--- START ---

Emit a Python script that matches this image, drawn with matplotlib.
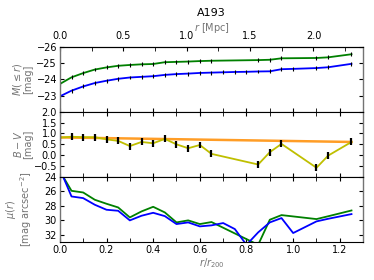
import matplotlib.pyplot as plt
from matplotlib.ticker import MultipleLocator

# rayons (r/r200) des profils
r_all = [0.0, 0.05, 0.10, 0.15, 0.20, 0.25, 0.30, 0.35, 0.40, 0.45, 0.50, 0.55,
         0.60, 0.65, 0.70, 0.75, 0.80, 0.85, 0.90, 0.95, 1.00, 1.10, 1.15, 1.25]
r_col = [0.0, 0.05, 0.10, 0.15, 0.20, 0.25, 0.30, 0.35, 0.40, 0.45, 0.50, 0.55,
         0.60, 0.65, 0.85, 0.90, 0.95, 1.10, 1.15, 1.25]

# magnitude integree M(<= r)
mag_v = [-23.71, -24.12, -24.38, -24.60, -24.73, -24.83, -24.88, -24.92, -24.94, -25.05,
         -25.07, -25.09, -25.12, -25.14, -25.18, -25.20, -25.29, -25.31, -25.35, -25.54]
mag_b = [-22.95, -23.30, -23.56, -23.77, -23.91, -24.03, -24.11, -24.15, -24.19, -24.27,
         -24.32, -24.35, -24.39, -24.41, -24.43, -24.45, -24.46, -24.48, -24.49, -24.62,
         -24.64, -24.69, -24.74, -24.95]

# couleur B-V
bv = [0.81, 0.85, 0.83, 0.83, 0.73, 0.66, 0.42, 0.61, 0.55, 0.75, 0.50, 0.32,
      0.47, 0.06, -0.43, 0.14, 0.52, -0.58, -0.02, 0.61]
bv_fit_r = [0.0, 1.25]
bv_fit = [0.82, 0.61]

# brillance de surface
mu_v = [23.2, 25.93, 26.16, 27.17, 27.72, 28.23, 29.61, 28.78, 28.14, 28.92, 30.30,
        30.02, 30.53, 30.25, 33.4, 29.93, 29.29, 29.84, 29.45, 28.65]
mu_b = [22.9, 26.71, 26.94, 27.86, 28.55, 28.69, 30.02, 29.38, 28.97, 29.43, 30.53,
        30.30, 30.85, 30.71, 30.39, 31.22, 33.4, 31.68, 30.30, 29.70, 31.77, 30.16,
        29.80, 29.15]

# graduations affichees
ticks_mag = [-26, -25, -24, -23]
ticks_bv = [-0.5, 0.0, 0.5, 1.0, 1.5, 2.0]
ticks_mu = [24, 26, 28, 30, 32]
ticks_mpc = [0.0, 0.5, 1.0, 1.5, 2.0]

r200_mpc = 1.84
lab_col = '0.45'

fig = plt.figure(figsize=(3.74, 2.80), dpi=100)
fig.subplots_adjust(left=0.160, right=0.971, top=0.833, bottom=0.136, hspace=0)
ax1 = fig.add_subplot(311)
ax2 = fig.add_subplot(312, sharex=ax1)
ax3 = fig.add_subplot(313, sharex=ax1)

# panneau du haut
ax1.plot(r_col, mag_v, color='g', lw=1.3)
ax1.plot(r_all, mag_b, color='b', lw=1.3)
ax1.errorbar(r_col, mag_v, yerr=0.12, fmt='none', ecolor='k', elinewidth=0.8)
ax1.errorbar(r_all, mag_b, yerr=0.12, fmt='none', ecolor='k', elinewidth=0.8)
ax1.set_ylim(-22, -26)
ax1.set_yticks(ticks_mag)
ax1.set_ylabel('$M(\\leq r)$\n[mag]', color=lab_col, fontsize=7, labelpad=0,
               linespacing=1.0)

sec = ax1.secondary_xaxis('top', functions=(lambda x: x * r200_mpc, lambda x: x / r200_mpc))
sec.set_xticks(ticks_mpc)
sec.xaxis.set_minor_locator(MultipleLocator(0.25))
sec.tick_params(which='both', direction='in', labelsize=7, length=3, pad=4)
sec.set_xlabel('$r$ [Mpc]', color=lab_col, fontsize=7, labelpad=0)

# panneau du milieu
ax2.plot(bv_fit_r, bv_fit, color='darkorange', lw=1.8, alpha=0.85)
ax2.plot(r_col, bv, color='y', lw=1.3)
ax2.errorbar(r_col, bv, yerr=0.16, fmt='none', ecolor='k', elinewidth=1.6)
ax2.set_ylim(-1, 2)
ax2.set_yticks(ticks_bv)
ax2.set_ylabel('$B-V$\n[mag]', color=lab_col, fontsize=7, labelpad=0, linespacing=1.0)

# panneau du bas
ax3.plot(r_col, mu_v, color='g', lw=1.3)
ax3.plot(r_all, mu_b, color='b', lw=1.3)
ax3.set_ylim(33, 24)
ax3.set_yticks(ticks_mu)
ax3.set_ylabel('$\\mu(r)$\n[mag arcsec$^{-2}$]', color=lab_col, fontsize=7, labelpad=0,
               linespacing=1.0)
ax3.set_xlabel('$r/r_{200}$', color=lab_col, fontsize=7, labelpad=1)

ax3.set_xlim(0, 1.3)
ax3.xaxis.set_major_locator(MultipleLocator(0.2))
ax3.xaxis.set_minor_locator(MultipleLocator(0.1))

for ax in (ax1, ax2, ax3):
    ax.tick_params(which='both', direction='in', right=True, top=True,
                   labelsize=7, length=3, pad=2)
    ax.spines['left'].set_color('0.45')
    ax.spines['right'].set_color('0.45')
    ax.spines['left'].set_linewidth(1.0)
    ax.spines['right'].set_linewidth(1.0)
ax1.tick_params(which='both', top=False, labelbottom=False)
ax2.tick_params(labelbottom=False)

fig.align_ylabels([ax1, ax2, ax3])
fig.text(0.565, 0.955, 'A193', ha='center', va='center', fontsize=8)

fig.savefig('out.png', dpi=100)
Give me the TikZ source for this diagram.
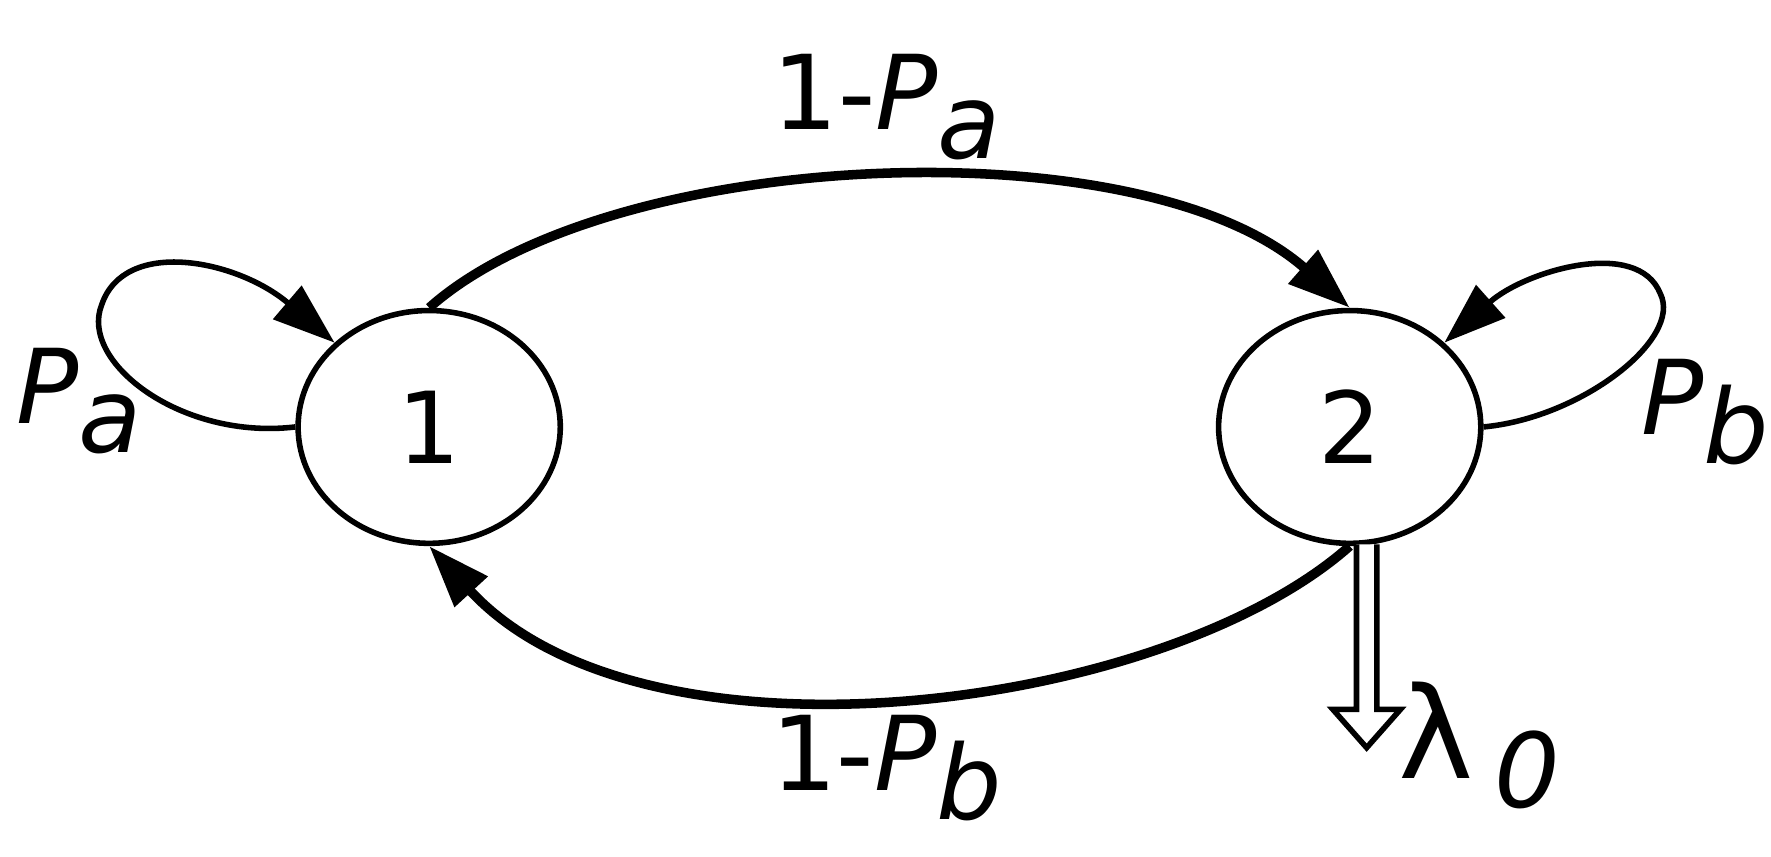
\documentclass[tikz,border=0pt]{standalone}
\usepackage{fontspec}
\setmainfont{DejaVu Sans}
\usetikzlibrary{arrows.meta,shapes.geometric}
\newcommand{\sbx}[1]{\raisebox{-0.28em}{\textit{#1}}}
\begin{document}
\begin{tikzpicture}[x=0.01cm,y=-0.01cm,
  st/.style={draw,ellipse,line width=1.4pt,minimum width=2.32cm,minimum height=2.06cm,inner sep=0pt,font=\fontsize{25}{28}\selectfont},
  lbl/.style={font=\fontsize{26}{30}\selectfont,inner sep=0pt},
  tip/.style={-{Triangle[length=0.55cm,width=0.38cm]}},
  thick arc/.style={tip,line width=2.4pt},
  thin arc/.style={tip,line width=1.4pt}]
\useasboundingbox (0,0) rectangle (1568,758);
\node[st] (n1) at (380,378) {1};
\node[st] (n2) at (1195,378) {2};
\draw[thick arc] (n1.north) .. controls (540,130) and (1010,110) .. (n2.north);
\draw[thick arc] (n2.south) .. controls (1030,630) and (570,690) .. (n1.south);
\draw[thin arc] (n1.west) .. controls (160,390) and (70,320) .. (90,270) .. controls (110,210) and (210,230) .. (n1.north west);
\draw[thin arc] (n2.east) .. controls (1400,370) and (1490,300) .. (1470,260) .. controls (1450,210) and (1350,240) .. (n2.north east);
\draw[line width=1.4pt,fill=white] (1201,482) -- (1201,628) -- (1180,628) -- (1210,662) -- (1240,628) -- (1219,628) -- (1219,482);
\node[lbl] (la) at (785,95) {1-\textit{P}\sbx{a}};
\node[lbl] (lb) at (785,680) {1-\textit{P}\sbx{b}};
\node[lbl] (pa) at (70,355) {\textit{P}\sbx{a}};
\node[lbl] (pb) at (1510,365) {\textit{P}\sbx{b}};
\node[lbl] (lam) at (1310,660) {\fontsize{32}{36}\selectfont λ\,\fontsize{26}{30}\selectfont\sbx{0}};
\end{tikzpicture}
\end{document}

--- END ---
--- START ---

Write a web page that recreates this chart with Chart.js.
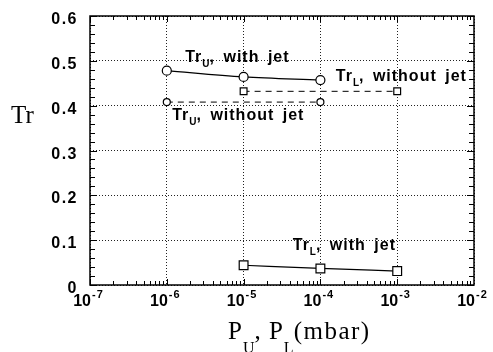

--- END ---
--- START ---

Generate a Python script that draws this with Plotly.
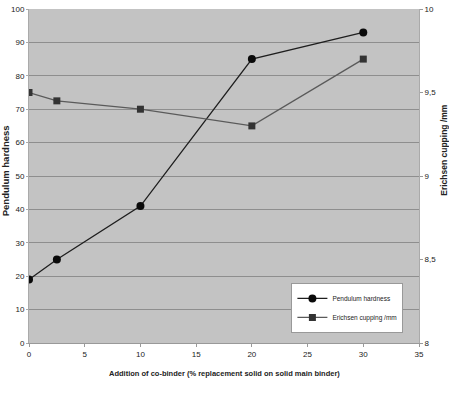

--- END ---

▸ Objective
Using the data above, which lines fall from the one with "Emit a Python" through the one with "ax3 = fig.add_subplot(313, sharex=ax1)"? Repeat them exactly, ends included, minus any pictures.

▸ Solution to this problem
Emit a Python script that matches this image, drawn with matplotlib.
import matplotlib.pyplot as plt
from matplotlib.ticker import MultipleLocator

# rayons (r/r200) des profils
r_all = [0.0, 0.05, 0.10, 0.15, 0.20, 0.25, 0.30, 0.35, 0.40, 0.45, 0.50, 0.55,
         0.60, 0.65, 0.70, 0.75, 0.80, 0.85, 0.90, 0.95, 1.00, 1.10, 1.15, 1.25]
r_col = [0.0, 0.05, 0.10, 0.15, 0.20, 0.25, 0.30, 0.35, 0.40, 0.45, 0.50, 0.55,
         0.60, 0.65, 0.85, 0.90, 0.95, 1.10, 1.15, 1.25]

# magnitude integree M(<= r)
mag_v = [-23.71, -24.12, -24.38, -24.60, -24.73, -24.83, -24.88, -24.92, -24.94, -25.05,
         -25.07, -25.09, -25.12, -25.14, -25.18, -25.20, -25.29, -25.31, -25.35, -25.54]
mag_b = [-22.95, -23.30, -23.56, -23.77, -23.91, -24.03, -24.11, -24.15, -24.19, -24.27,
         -24.32, -24.35, -24.39, -24.41, -24.43, -24.45, -24.46, -24.48, -24.49, -24.62,
         -24.64, -24.69, -24.74, -24.95]

# couleur B-V
bv = [0.81, 0.85, 0.83, 0.83, 0.73, 0.66, 0.42, 0.61, 0.55, 0.75, 0.50, 0.32,
      0.47, 0.06, -0.43, 0.14, 0.52, -0.58, -0.02, 0.61]
bv_fit_r = [0.0, 1.25]
bv_fit = [0.82, 0.61]

# brillance de surface
mu_v = [23.2, 25.93, 26.16, 27.17, 27.72, 28.23, 29.61, 28.78, 28.14, 28.92, 30.30,
        30.02, 30.53, 30.25, 33.4, 29.93, 29.29, 29.84, 29.45, 28.65]
mu_b = [22.9, 26.71, 26.94, 27.86, 28.55, 28.69, 30.02, 29.38, 28.97, 29.43, 30.53,
        30.30, 30.85, 30.71, 30.39, 31.22, 33.4, 31.68, 30.30, 29.70, 31.77, 30.16,
        29.80, 29.15]

# graduations affichees
ticks_mag = [-26, -25, -24, -23]
ticks_bv = [-0.5, 0.0, 0.5, 1.0, 1.5, 2.0]
ticks_mu = [24, 26, 28, 30, 32]
ticks_mpc = [0.0, 0.5, 1.0, 1.5, 2.0]

r200_mpc = 1.84
lab_col = '0.45'

fig = plt.figure(figsize=(3.74, 2.80), dpi=100)
fig.subplots_adjust(left=0.160, right=0.971, top=0.833, bottom=0.136, hspace=0)
ax1 = fig.add_subplot(311)
ax2 = fig.add_subplot(312, sharex=ax1)
ax3 = fig.add_subplot(313, sharex=ax1)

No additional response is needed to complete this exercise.